The chemistry of and physics with porous sol-gel glasses

Abstract

Porous media with well‐defined pore diameters can be employed as hosts within which one may study a wealth of physical phenomena in well‐characterized confining geometries. In this paper we describe the procedures for forming variable pore size glasses via the sol‐gel process. Two general methods were used to form the gels from which the porous glasses were formed; the hydrolysis of the alkoxides and the gelling of colloidal silica, e.g., DuPont LUDOX. By controlling the pH of the gelling solution, the water/silica ratio and the firing temperature, glasses with pore diameters ranging from less than 2–12 nm were formed from the alkoxide hydrolysis.
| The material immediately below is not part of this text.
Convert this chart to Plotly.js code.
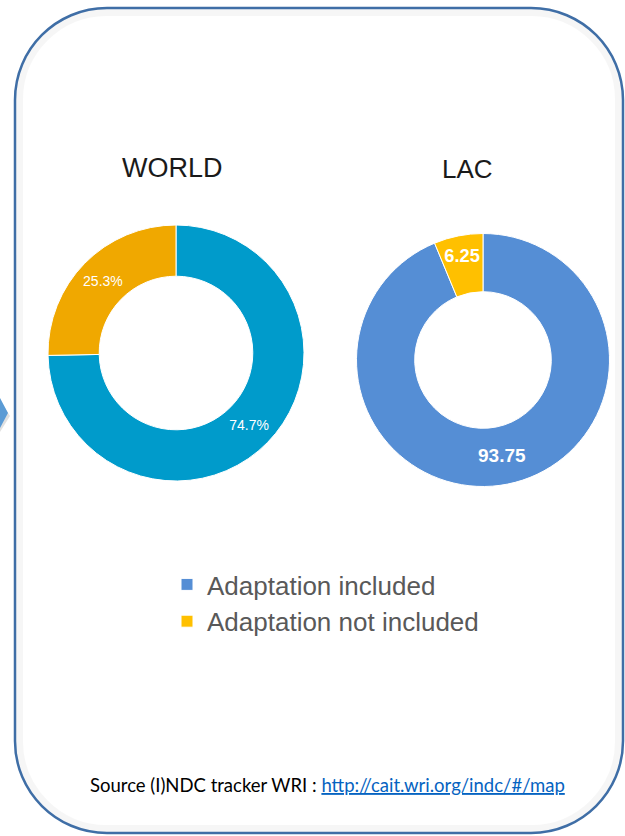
<!DOCTYPE html>
<html>
<head>
<meta charset="utf-8">
<script src="https://cdn.plot.ly/plotly-3.0.1.min.js"></script>
<style>html,body{margin:0;padding:0;background:#fff;}#chart{width:625px;height:836px;}</style>
</head>
<body>
<div id="chart"></div>
<script>
// ---- data ----
var categories = ['Adaptation included', 'Adaptation not included'];
var worldValues = [74.7, 25.3];
var lacValues = [93.75, 6.25];
var chartTitles = ['WORLD', 'LAC'];
var sourceLabel = 'Source (I)NDC tracker WRI : ';
var sourceUrl = 'http://cait.wri.org/indc/#/map';

var W = 625, H = 836;
function px(x) { return x / W; }
function py(y) { return 1 - y / H; }

function roundRect(l, t, r, b, rad) {
  var k = 0.5523 * rad;
  return 'M' + (l + rad) + ',' + t +
    ' L' + (r - rad) + ',' + t +
    ' C' + (r - rad + k) + ',' + t + ' ' + r + ',' + (t + rad - k) + ' ' + r + ',' + (t + rad) +
    ' L' + r + ',' + (b - rad) +
    ' C' + r + ',' + (b - rad + k) + ' ' + (r - rad + k) + ',' + b + ' ' + (r - rad) + ',' + b +
    ' L' + (l + rad) + ',' + b +
    ' C' + (l + rad - k) + ',' + b + ' ' + l + ',' + (b - rad + k) + ' ' + l + ',' + (b - rad) +
    ' L' + l + ',' + (t + rad) +
    ' C' + l + ',' + (t + rad - k) + ' ' + (l + rad - k) + ',' + t + ' ' + (l + rad) + ',' + t + ' Z';
}

var lacTrace = {
  type: 'pie',
  labels: categories,
  values: lacValues,
  hole: 0.54,
  sort: false,
  direction: 'clockwise',
  rotation: 0,
  marker: { colors: ['#558ED5', '#FFC000'], line: { color: '#ffffff', width: 1 } },
  texttemplate: '%{value}',
  textposition: 'inside',
  insidetextorientation: 'horizontal',
  textfont: { family: 'Liberation Sans, Arial, sans-serif', size: 19, color: '#ffffff', weight: 'bold' },
  domain: { x: [px(356.5), px(609.5)], y: [py(486.5), py(233.5)] },
  hoverinfo: 'label+value'
};

var worldTrace = {
  type: 'pie',
  labels: categories,
  values: worldValues,
  hole: 0.6,
  sort: false,
  direction: 'clockwise',
  rotation: 0,
  marker: { colors: ['#009BCB', '#F0A800'], line: { color: '#ffffff', width: 1 } },
  texttemplate: '%{percent:.1%}',
  textposition: 'inside',
  insidetextorientation: 'horizontal',
  textfont: { family: 'Liberation Sans, Arial, sans-serif', size: 14, color: '#ffffff' },
  domain: { x: [px(48), px(304)], y: [py(481), py(225)] },
  showlegend: false,
  hoverinfo: 'label+percent'
};

var layout = {
  width: W,
  height: H,
  margin: { l: 0, r: 0, t: 0, b: 0 },
  paper_bgcolor: '#ffffff',
  plot_bgcolor: 'rgba(0,0,0,0)',
  xaxis: { range: [0, W], visible: false, fixedrange: true, domain: [0, 1] },
  yaxis: { range: [H, 0], visible: false, fixedrange: true, domain: [0, 1] },
  showlegend: true,
  legend: {
    x: px(167), y: py(561), xanchor: 'left', yanchor: 'top',
    font: { family: 'Liberation Sans, Arial, sans-serif', size: 26, color: '#595959' },
    bgcolor: 'rgba(0,0,0,0)',
    traceorder: 'normal'
  },
  shapes: [
    { type: 'path', xref: 'x', yref: 'y', path: roundRect(19, 12, 619, 829, 88),
      line: { color: 'rgba(0,0,0,0.035)', width: 8 }, layer: 'below' },
    { type: 'path', xref: 'x', yref: 'y', path: roundRect(15, 8, 623, 833, 92),
      line: { color: '#3F6EA6', width: 2.5 }, layer: 'above' },
    { type: 'path', xref: 'x', yref: 'y', path: 'M0,400 L10,416 L0,432 Z',
      fillcolor: 'rgba(0,0,0,0.12)', line: { width: 0 }, layer: 'below' },
    { type: 'path', xref: 'x', yref: 'y', path: 'M0,398 L8,413 L0,428 Z',
      fillcolor: '#5B9BD5', line: { width: 0 }, layer: 'above' }
  ],
  annotations: [
    { text: chartTitles[0], xref: 'paper', yref: 'paper', x: px(172.5), y: py(168),
      showarrow: false, xanchor: 'center', yanchor: 'middle',
      font: { family: 'Liberation Sans, Arial, sans-serif', size: 27, color: '#1a1a1a' } },
    { text: chartTitles[1], xref: 'paper', yref: 'paper', x: px(467), y: py(169),
      showarrow: false, xanchor: 'center', yanchor: 'middle',
      font: { family: 'Liberation Sans, Arial, sans-serif', size: 26, color: '#1a1a1a' } },
    { text: sourceLabel + '<a href="' + sourceUrl + '" style="color:#0563C1;text-decoration:underline">' + sourceUrl + '</a>',
      xref: 'paper', yref: 'paper', x: px(327), y: py(785),
      showarrow: false, xanchor: 'center', yanchor: 'middle',
      font: { family: 'Lato, Open Sans, sans-serif', size: 18.5, color: '#000000' } }
  ]
};

Plotly.newPlot('chart', [lacTrace, worldTrace], layout, { displayModeBar: false, staticPlot: true });
</script>
</body>
</html>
Larger pore diameters were obtained from colloidal silica gels, the largest being in the 45‐nm range in glasses made from leached alkali silicate gels. Extensive high resolution transmission electron microscopy analysis showed both ‘‘colloidal’’ and ‘‘polymeric’’ type glasses, in addition to an intraparticle structure in the 1–3 nm range. An example is given where subpicosecond optical birefringence techniques have been used to directly probe the rotational dynamics of different molecular liquids in several glasses having different pore sizes. Thus, a systematic evaluation of the liquid behavior as a function of its geometrical confinement is obtained and the results discussed.